— start THE RECORDS —

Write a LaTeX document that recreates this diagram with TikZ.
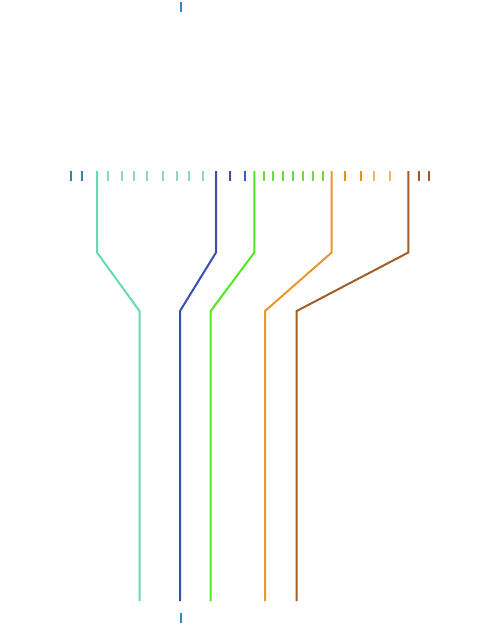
\documentclass[tikz,border=0pt]{standalone}
\begin{document}
\begin{tikzpicture}[x=1pt,y=-1pt,
  tk/.style={line width=2pt},
  ln/.style={line width=2pt,line join=miter}]
\definecolor{tdark}{RGB}{40,140,165}
\definecolor{ttop}{RGB}{40,140,195}
\definecolor{tlight}{RGB}{140,215,195}
\definecolor{tline}{RGB}{102,217,178}
\definecolor{bline}{RGB}{55,80,170}
\definecolor{btick}{RGB}{70,80,150}
\definecolor{btick2}{RGB}{60,85,215}
\definecolor{gline}{RGB}{80,232,30}
\definecolor{gtick}{RGB}{110,220,60}
\definecolor{oline}{RGB}{235,150,45}
\definecolor{otick}{RGB}{250,140,25}
\definecolor{otick2}{RGB}{240,180,100}
\definecolor{brline}{RGB}{160,95,40}
\definecolor{brtick}{RGB}{150,90,45}
\useasboundingbox (0,0) rectangle (500,625);
% top and bottom ticks
\coordinate (tt1) at (181,2); \coordinate (tt2) at (181,12);
\draw[tk,ttop] (tt1) -- (tt2);
\coordinate (bt1) at (181,613); \coordinate (bt2) at (181,623);
\draw[tk,ttop] (bt1) -- (bt2);
% tick row
\foreach \x in {71,82} \draw[tk,tdark] (\x,171) -- (\x,181);
\foreach \x in {108.3,121.7,134,147.3,163.3,176.7,189.3,202.7} \draw[tk,tlight] (\x,171) -- (\x,181);
\draw[tk,btick] (230,171) -- (230,181);
\draw[tk,btick2] (244.5,171) -- (244.5,181);
\foreach \x in {264,273.3,283.3,293.3,302.7,312.7,322.7} \draw[tk,gtick] (\x,171) -- (\x,181);
\foreach \x in {345,360.7} \draw[tk,otick] (\x,171) -- (\x,181);
\foreach \x in {374,390} \draw[tk,otick2] (\x,171) -- (\x,181);
\foreach \x in {419.3,429.3} \draw[tk,brtick] (\x,171) -- (\x,181);
% lines
\coordinate (a0) at (97,171); \coordinate (a1) at (97,252.5); \coordinate (a2) at (139.5,311); \coordinate (a3) at (139.5,601);
\draw[ln,tline] (a0) -- (a1) -- (a2) -- (a3);
\coordinate (b0) at (216,171); \coordinate (b1) at (216,252.5); \coordinate (b2) at (180,311); \coordinate (b3) at (180,601);
\draw[ln,bline] (b0) -- (b1) -- (b2) -- (b3);
\coordinate (c0) at (254.3,171); \coordinate (c1) at (254.3,252.5); \coordinate (c2) at (210.7,311); \coordinate (c3) at (210.7,601);
\draw[ln,gline] (c0) -- (c1) -- (c2) -- (c3);
\coordinate (d0) at (331.7,171); \coordinate (d1) at (331.7,252.5); \coordinate (d2) at (265,311); \coordinate (d3) at (265,601);
\draw[ln,oline] (d0) -- (d1) -- (d2) -- (d3);
\coordinate (e0) at (408.3,171); \coordinate (e1) at (408.3,252.5); \coordinate (e2) at (296.7,311); \coordinate (e3) at (296.7,601);
\draw[ln,brline] (e0) -- (e1) -- (e2) -- (e3);
\end{tikzpicture}
\end{document}
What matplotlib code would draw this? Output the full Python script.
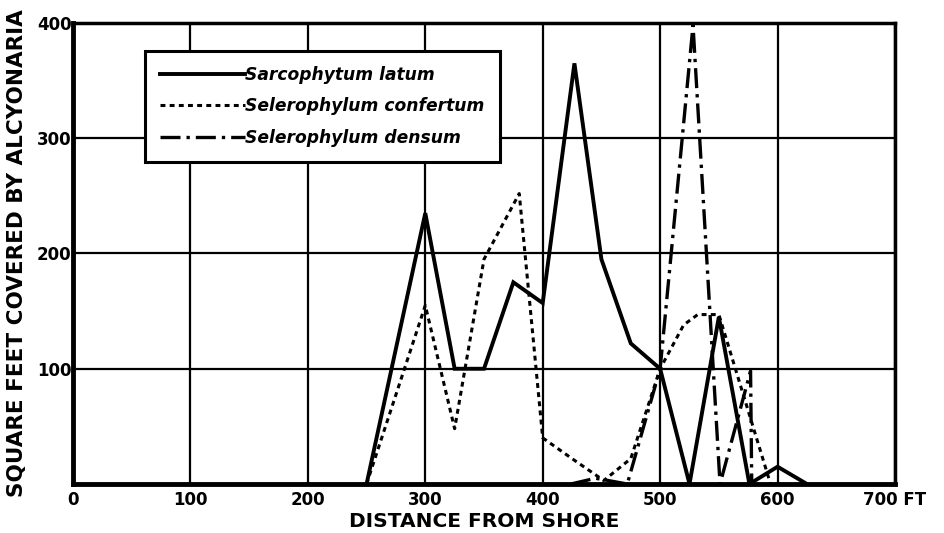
import matplotlib
matplotlib.use("Agg")
import matplotlib.pyplot as plt

# Sarcophytum latum (solid)
latum_x = [250, 300, 325, 350, 375, 400, 427, 450, 475, 500, 525, 550, 576, 600, 625]
latum_y = [0, 235, 100, 100, 175, 157, 365, 195, 122, 100, 0, 145, 0, 15, 0]

# Selerophylum confertum (dotted)
conf_x = [250, 300, 325, 350, 380, 400, 425, 452, 475, 500, 520, 532, 550, 594]
conf_y = [0, 155, 48, 195, 252, 40, 22, 3, 22, 100, 138, 147, 147, 0]

# Selerophylum densum (dash-dot)
dens_x = [424, 445, 472, 500, 528, 551, 577, 578]
dens_y = [0, 5, 0, 100, 398, 0, 98, 0]

x_ticks = [0, 100, 200, 300, 400, 500, 600, 700]
x_ticklabels = ["0", "100", "200", "300", "400", "500", "600", "700 FT"]
y_ticks = [100, 200, 300, 400]
y_ticklabels = ["100", "200", "300", "400"]
names = ["Sarcophytum latum", "Selerophylum confertum", "Selerophylum densum"]

fig = plt.figure(figsize=(9.45, 5.33), dpi=100)
ax = fig.add_axes([73/945, 49/533, 822/945, 461/533])
ax.set_xlim(0, 700)
ax.set_ylim(0, 400)

ax.set_xticks(x_ticks)
ax.set_xticklabels(x_ticklabels)
ax.set_yticks(y_ticks)
ax.set_yticklabels(y_ticklabels)
ax.tick_params(axis="both", length=0, labelsize=12)
ax.tick_params(axis="x", pad=5)
ax.tick_params(axis="y", pad=1)
for lab in ax.get_xticklabels() + ax.get_yticklabels():
    lab.set_fontweight("bold")

ax.grid(True, color="black", linewidth=1.6)
ax.set_axisbelow(True)
for side, lw in [("left", 3.5), ("bottom", 3.5), ("top", 2.5), ("right", 2.5)]:
    ax.spines[side].set_linewidth(lw)
    ax.spines[side].set_color("black")

l1, = ax.plot(latum_x, latum_y, color="black", linewidth=2.8,
              solid_joinstyle="miter", label=names[0])
l2, = ax.plot(conf_x, conf_y, color="black", linewidth=2.2,
              linestyle=(0, (1.6, 1.4)), label=names[1])
l3, = ax.plot(dens_x, dens_y, color="black", linewidth=2.4,
              linestyle=(0, (6, 1.8, 1, 1.8)), label=names[2])

leg = ax.legend(loc="upper left", bbox_to_anchor=(0.087, 0.94),
                prop={"size": 12.3, "weight": "bold", "style": "italic"},
                handlelength=5.0, handletextpad=0.0, labelspacing=0.78,
                borderpad=0.9, borderaxespad=0, fancybox=False, framealpha=1,
                edgecolor="black")
leg.get_frame().set_linewidth(2.2)
leg.set_zorder(5)

ax.set_xlabel("DISTANCE FROM SHORE", fontsize=14.5, fontweight="bold", labelpad=2)
ax.set_ylabel("SQUARE FEET COVERED BY ALCYONARIA", fontsize=15.5, fontweight="bold", labelpad=7)

fig.savefig("out.png", dpi=100)
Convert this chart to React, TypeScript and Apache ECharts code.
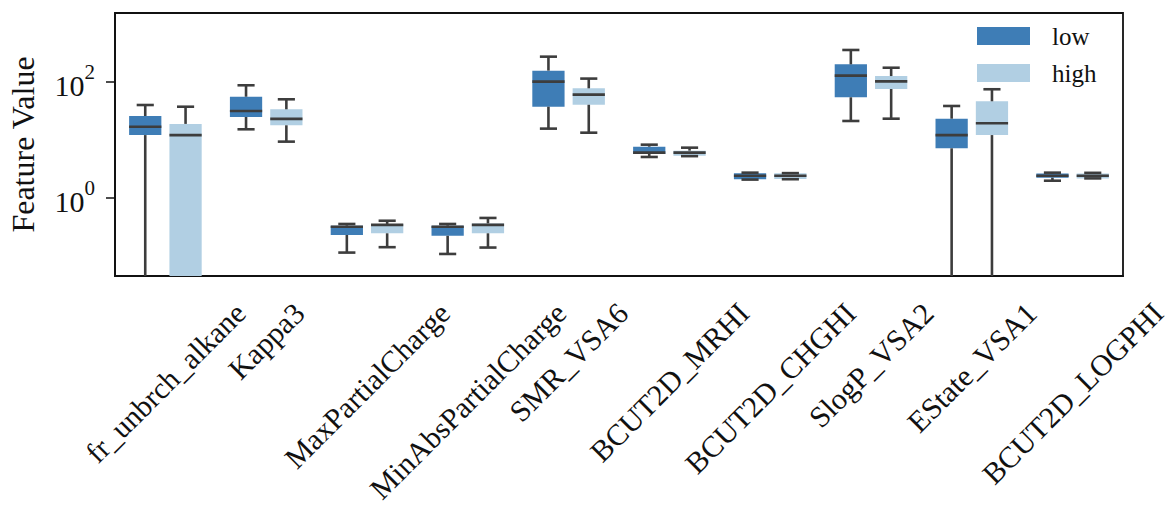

— end THE RECORDS —

Quote the listing above in full, except for the pictures.

WORKED SOLUTION –
Write a LaTeX document that recreates this diagram with TikZ.
\documentclass[tikz,border=0pt]{standalone}
\begin{document}
\begin{tikzpicture}[x=1pt,y=-1pt,
  tk/.style={line width=2pt},
  ln/.style={line width=2pt,line join=miter}]
\definecolor{tdark}{RGB}{40,140,165}
\definecolor{ttop}{RGB}{40,140,195}
\definecolor{tlight}{RGB}{140,215,195}
\definecolor{tline}{RGB}{102,217,178}
\definecolor{bline}{RGB}{55,80,170}
\definecolor{btick}{RGB}{70,80,150}
\definecolor{btick2}{RGB}{60,85,215}
\definecolor{gline}{RGB}{80,232,30}
\definecolor{gtick}{RGB}{110,220,60}
\definecolor{oline}{RGB}{235,150,45}
\definecolor{otick}{RGB}{250,140,25}
\definecolor{otick2}{RGB}{240,180,100}
\definecolor{brline}{RGB}{160,95,40}
\definecolor{brtick}{RGB}{150,90,45}
\useasboundingbox (0,0) rectangle (500,625);
% top and bottom ticks
\coordinate (tt1) at (181,2); \coordinate (tt2) at (181,12);
\draw[tk,ttop] (tt1) -- (tt2);
\coordinate (bt1) at (181,613); \coordinate (bt2) at (181,623);
\draw[tk,ttop] (bt1) -- (bt2);
% tick row
\foreach \x in {71,82} \draw[tk,tdark] (\x,171) -- (\x,181);
\foreach \x in {108.3,121.7,134,147.3,163.3,176.7,189.3,202.7} \draw[tk,tlight] (\x,171) -- (\x,181);
\draw[tk,btick] (230,171) -- (230,181);
\draw[tk,btick2] (244.5,171) -- (244.5,181);
\foreach \x in {264,273.3,283.3,293.3,302.7,312.7,322.7} \draw[tk,gtick] (\x,171) -- (\x,181);
\foreach \x in {345,360.7} \draw[tk,otick] (\x,171) -- (\x,181);
\foreach \x in {374,390} \draw[tk,otick2] (\x,171) -- (\x,181);
\foreach \x in {419.3,429.3} \draw[tk,brtick] (\x,171) -- (\x,181);
% lines
\coordinate (a0) at (97,171); \coordinate (a1) at (97,252.5); \coordinate (a2) at (139.5,311); \coordinate (a3) at (139.5,601);
\draw[ln,tline] (a0) -- (a1) -- (a2) -- (a3);
\coordinate (b0) at (216,171); \coordinate (b1) at (216,252.5); \coordinate (b2) at (180,311); \coordinate (b3) at (180,601);
\draw[ln,bline] (b0) -- (b1) -- (b2) -- (b3);
\coordinate (c0) at (254.3,171); \coordinate (c1) at (254.3,252.5); \coordinate (c2) at (210.7,311); \coordinate (c3) at (210.7,601);
\draw[ln,gline] (c0) -- (c1) -- (c2) -- (c3);
\coordinate (d0) at (331.7,171); \coordinate (d1) at (331.7,252.5); \coordinate (d2) at (265,311); \coordinate (d3) at (265,601);
\draw[ln,oline] (d0) -- (d1) -- (d2) -- (d3);
\coordinate (e0) at (408.3,171); \coordinate (e1) at (408.3,252.5); \coordinate (e2) at (296.7,311); \coordinate (e3) at (296.7,601);
\draw[ln,brline] (e0) -- (e1) -- (e2) -- (e3);
\end{tikzpicture}
\end{document}
What matplotlib code would draw this? Output the full Python script.
import matplotlib
matplotlib.use("Agg")
import matplotlib.pyplot as plt

# Sarcophytum latum (solid)
latum_x = [250, 300, 325, 350, 375, 400, 427, 450, 475, 500, 525, 550, 576, 600, 625]
latum_y = [0, 235, 100, 100, 175, 157, 365, 195, 122, 100, 0, 145, 0, 15, 0]

# Selerophylum confertum (dotted)
conf_x = [250, 300, 325, 350, 380, 400, 425, 452, 475, 500, 520, 532, 550, 594]
conf_y = [0, 155, 48, 195, 252, 40, 22, 3, 22, 100, 138, 147, 147, 0]

# Selerophylum densum (dash-dot)
dens_x = [424, 445, 472, 500, 528, 551, 577, 578]
dens_y = [0, 5, 0, 100, 398, 0, 98, 0]

x_ticks = [0, 100, 200, 300, 400, 500, 600, 700]
x_ticklabels = ["0", "100", "200", "300", "400", "500", "600", "700 FT"]
y_ticks = [100, 200, 300, 400]
y_ticklabels = ["100", "200", "300", "400"]
names = ["Sarcophytum latum", "Selerophylum confertum", "Selerophylum densum"]

fig = plt.figure(figsize=(9.45, 5.33), dpi=100)
ax = fig.add_axes([73/945, 49/533, 822/945, 461/533])
ax.set_xlim(0, 700)
ax.set_ylim(0, 400)

ax.set_xticks(x_ticks)
ax.set_xticklabels(x_ticklabels)
ax.set_yticks(y_ticks)
ax.set_yticklabels(y_ticklabels)
ax.tick_params(axis="both", length=0, labelsize=12)
ax.tick_params(axis="x", pad=5)
ax.tick_params(axis="y", pad=1)
for lab in ax.get_xticklabels() + ax.get_yticklabels():
    lab.set_fontweight("bold")

ax.grid(True, color="black", linewidth=1.6)
ax.set_axisbelow(True)
for side, lw in [("left", 3.5), ("bottom", 3.5), ("top", 2.5), ("right", 2.5)]:
    ax.spines[side].set_linewidth(lw)
    ax.spines[side].set_color("black")

l1, = ax.plot(latum_x, latum_y, color="black", linewidth=2.8,
              solid_joinstyle="miter", label=names[0])
l2, = ax.plot(conf_x, conf_y, color="black", linewidth=2.2,
              linestyle=(0, (1.6, 1.4)), label=names[1])
l3, = ax.plot(dens_x, dens_y, color="black", linewidth=2.4,
              linestyle=(0, (6, 1.8, 1, 1.8)), label=names[2])

leg = ax.legend(loc="upper left", bbox_to_anchor=(0.087, 0.94),
                prop={"size": 12.3, "weight": "bold", "style": "italic"},
                handlelength=5.0, handletextpad=0.0, labelspacing=0.78,
                borderpad=0.9, borderaxespad=0, fancybox=False, framealpha=1,
                edgecolor="black")
leg.get_frame().set_linewidth(2.2)
leg.set_zorder(5)

ax.set_xlabel("DISTANCE FROM SHORE", fontsize=14.5, fontweight="bold", labelpad=2)
ax.set_ylabel("SQUARE FEET COVERED BY ALCYONARIA", fontsize=15.5, fontweight="bold", labelpad=7)

fig.savefig("out.png", dpi=100)
Convert this chart to React, TypeScript and Apache ECharts code.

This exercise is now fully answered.